In an attempt to reduce the strain, the Trump administration has carved out exemptions for Canada and Mexico two key players in North American automotive trade under the longstanding free trade agreements. Parts produced in these countries will remain duty-free, a policy that analysts now believe is likely to continue despite early statements suggesting otherwise.


Additional relief has come in the form of new customs measures aimed at avoiding "double taxation" on the same item. A two-year system has also been introduced, allowing automakers to apply for reduced tariffs on foreign parts used in U.S.-assembled vehicles.

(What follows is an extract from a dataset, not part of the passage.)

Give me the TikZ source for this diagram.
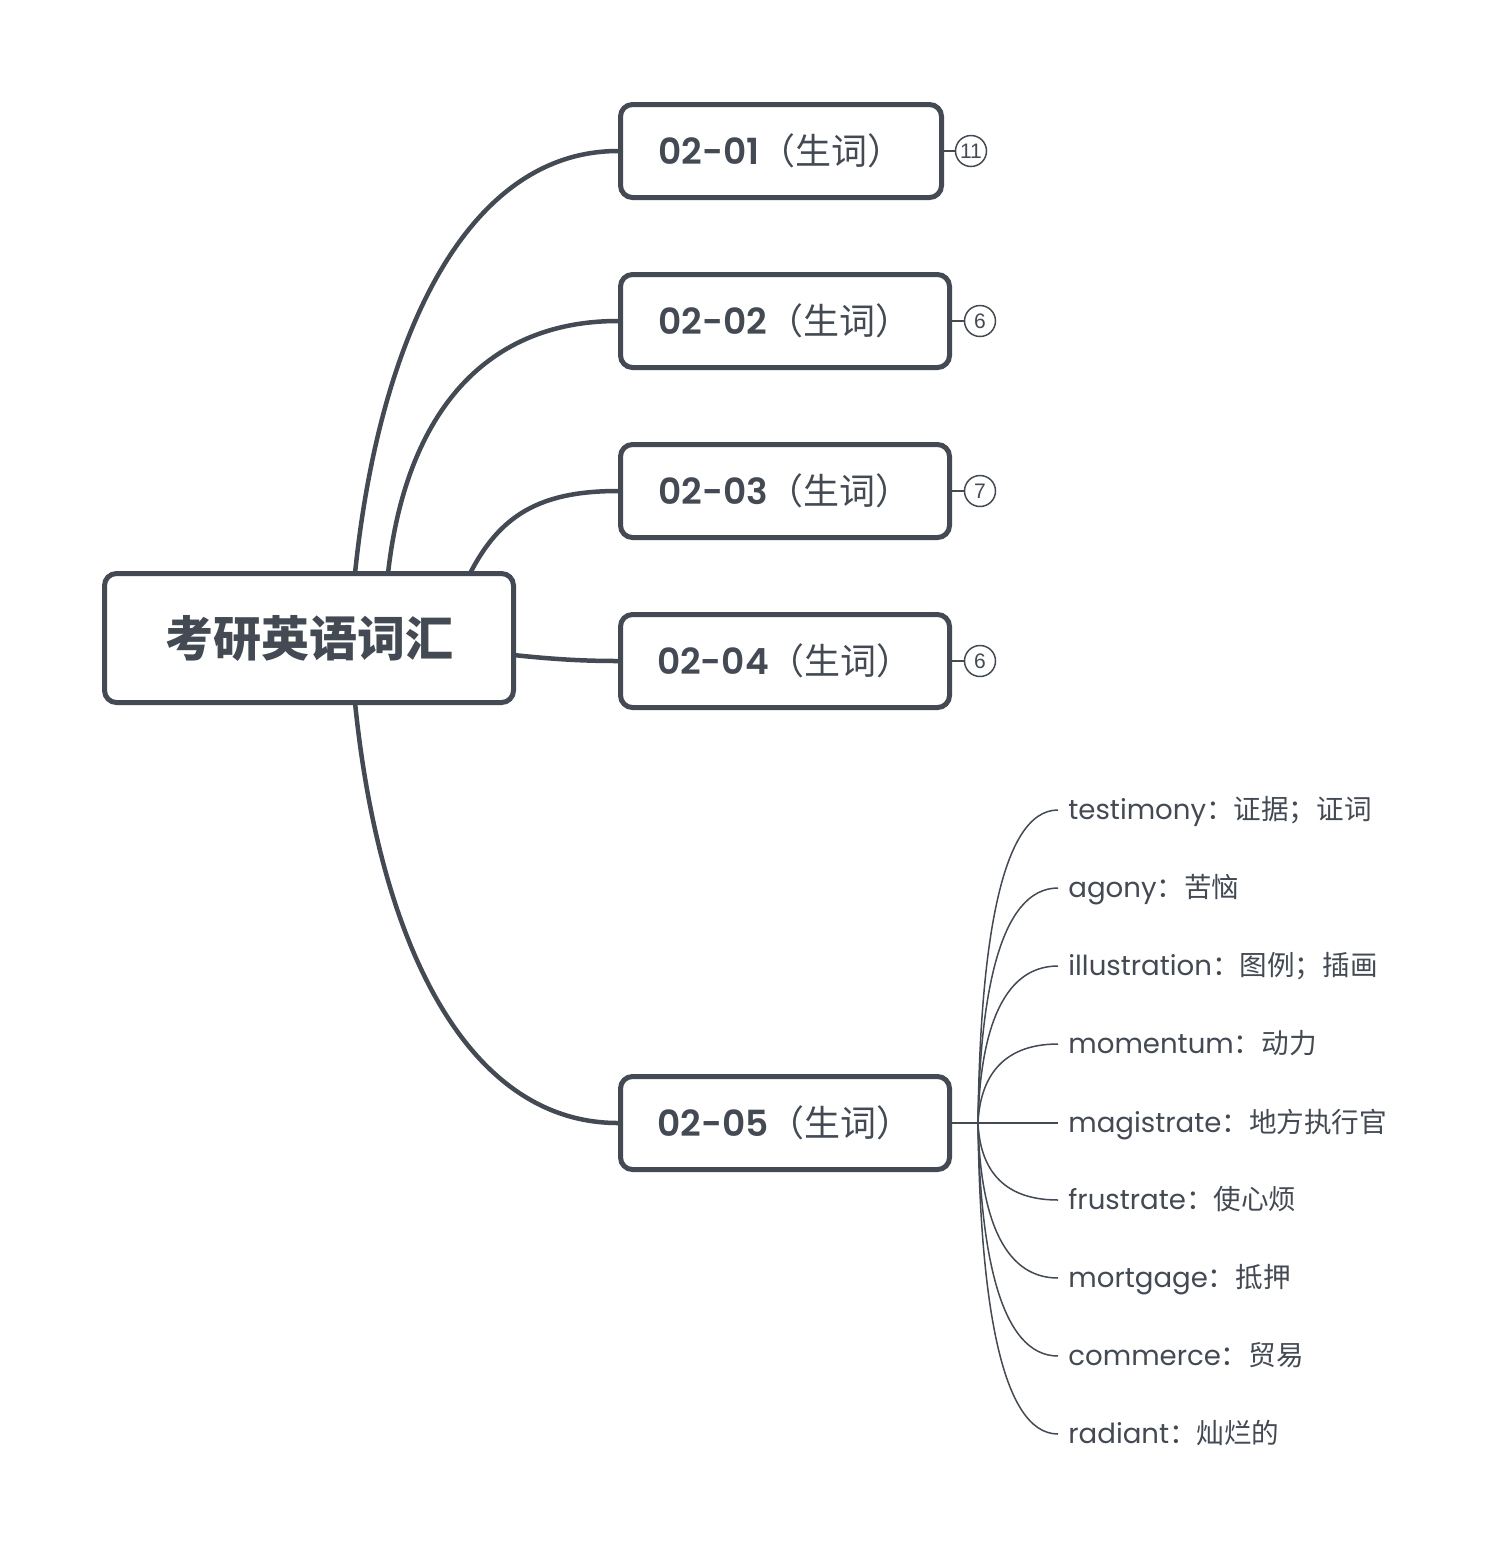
\documentclass[tikz,border=0pt]{standalone}
\usepackage{fontspec}
\newfontfamily\cjk{Noto Sans CJK SC}
\newfontfamily\lat{Poppins}
\newfontfamily\latsb{Poppins SemiBold}
\newfontfamily\numf{Liberation Sans}
\definecolor{ink}{RGB}{67,74,84}
\tikzset{
  topic/.style={draw=ink, line width=2.5pt, rounded corners=6pt, fill=white,
    minimum height=46.5pt, inner sep=0pt, text=ink,
    font=\fontsize{18}{20}\selectfont},
  rootbox/.style={draw=ink, line width=2.5pt, rounded corners=6pt, fill=white,
    minimum width=204.5pt, minimum height=64.5pt, inner sep=0pt, text=ink,
    font=\cjk\bfseries\fontsize{24}{26}\selectfont},
  mainline/.style={draw=ink, line width=2.25pt},
  thinline/.style={draw=ink, line width=0.75pt},
  badge/.style={circle, draw=ink, line width=0.75pt, minimum size=15.5pt, inner sep=0pt,
    text=ink, font=\numf\fontsize{10.5}{10.5}\selectfont},
  leaf/.style={anchor=west, inner xsep=5pt, inner ysep=0pt, text=ink,
    text height=12pt, text depth=3pt,
    font=\fontsize{13.8}{16}\selectfont}
}
\newcommand\tlabel[1]{{\latsb #1}{\cjk （生词）}}
\newcommand\wleaf[2]{{\lat #1}{\cjk ：#2}}
\begin{document}
\begin{tikzpicture}[x=0.5pt,y=-0.5pt]
\useasboundingbox[fill=white] (0,0) rectangle (1498,1564);

% nodes
\node[rootbox] (root) at (309,638) {考研英语词汇};
\node[topic, minimum width=160.5pt] (n1) at (781,151) {\tlabel{02-01}};
\node[topic, minimum width=164.5pt] (n2) at (785,321) {\tlabel{02-02}};
\node[topic, minimum width=164.5pt] (n3) at (785,491) {\tlabel{02-03}};
\node[topic, minimum width=164.5pt] (n4) at (785,661) {\tlabel{02-04}};
\node[topic, minimum width=164.5pt] (n5) at (785,1123) {\tlabel{02-05}};

\node[badge] (b1) at (971,151) {11};
\node[badge] (b2) at (980,321) {6};
\node[badge] (b3) at (980,491) {7};
\node[badge] (b4) at (980,661) {6};

\node[leaf] (l1) at (1058,810) {\wleaf{testimony}{证据；证词}};
\node[leaf] (l2) at (1058,888) {\wleaf{agony}{苦恼}};
\node[leaf] (l3) at (1058,966) {\wleaf{illustration}{图例；插画}};
\node[leaf] (l4) at (1058,1044) {\wleaf{momentum}{动力}};
\node[leaf] (l5) at (1058,1123) {\wleaf{magistrate}{地方执行官}};
\node[leaf] (l6) at (1058,1200) {\wleaf{frustrate}{使心烦}};
\node[leaf] (l7) at (1058,1278) {\wleaf{mortgage}{抵押}};
\node[leaf] (l8) at (1058,1356) {\wleaf{commerce}{贸易}};
\node[leaf] (l9) at (1058,1434) {\wleaf{radiant}{灿烂的}};

% connector start points on the root box
\coordinate (r1) at (355,573.5);
\coordinate (r2) at (388,573.5);
\coordinate (r3) at (470,573.5);
\coordinate (r4) at (513.5,655);
\coordinate (r5) at (355,702.5);
\coordinate (hub) at (978,1123);

% main connectors
\draw[mainline] (r1) .. controls (380,330) and (470,151) .. (n1.west);
\draw[mainline] (r2) .. controls (405,420) and (480,321) .. (n2.west);
\draw[mainline] (r3) .. controls (500,515) and (540,491) .. (n3.west);
\draw[mainline] (r4) .. controls (560,660) and (590,661) .. (n4.west);
\draw[mainline] (r5) .. controls (380,950) and (470,1123) .. (n5.west);

% badges
\draw[thinline] (n1.east) -- (b1.west);
\draw[thinline] (n2.east) -- (b2.west);
\draw[thinline] (n3.east) -- (b3.west);
\draw[thinline] (n4.east) -- (b4.west);

% leaf connectors
\draw[thinline] (n5.east) -- (hub) -- (l5.west);
\draw[thinline] (hub) .. controls (980,950) and (1000,810) .. (l1.west);
\draw[thinline] (hub) .. controls (980,994) and (1000,888) .. (l2.west);
\draw[thinline] (hub) .. controls (980,1037) and (1000,966) .. (l3.west);
\draw[thinline] (hub) .. controls (980,1080) and (1000,1044) .. (l4.west);
\draw[thinline] (hub) .. controls (980,1166) and (1000,1200) .. (l6.west);
\draw[thinline] (hub) .. controls (980,1209) and (1000,1278) .. (l7.west);
\draw[thinline] (hub) .. controls (980,1252) and (1000,1356) .. (l8.west);
\draw[thinline] (hub) .. controls (980,1295) and (1000,1434) .. (l9.west);
\end{tikzpicture}
\end{document}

“Recent changes have made the new rules more manageable,” said Stephanie Brinley, principal automotive analyst at S&P Global Mobility. “But the underlying shift is still profound. It’s a big tariff, and the market will feel it.”


Industry Response: Production Shifts, Not New Factories


To cushion the blow, companies like General Motors are already adjusting production strategies. GM has increased truck output by 50,000 units at its Fort Wayne, Indiana plant and plans to cut back operations in Canada.


Mercedes-Benz also noted it has the flexibility to ramp up production at its facility in Alabama.


Still, experts warn that the current volatility may prevent the industry from making long-term investments such as new factory builds. “If I’m going to make a multi-billion dollar decision, I wouldn’t do it in a market that is this unstable,” said Art Wheaton, Director of Labor Studies at Cornell University.


Future Outlook


The administration has signaled it is pursuing new trade agreements with key automotive partners including South Korea and Japan. Analysts suggest policy reversals or further adjustments could be on the horizon if signs of economic damage emerge.


“Right now, things are holding steady,” said Mr. Wheaton. “But the full impact of these tariffs hasn’t hit yet.”


As the automotive sector braces for what’s ahead, the ripple effects of this significant policy shift are expected to be felt in production lines, corporate boardrooms, and ultimately in car prices paid by American consumers.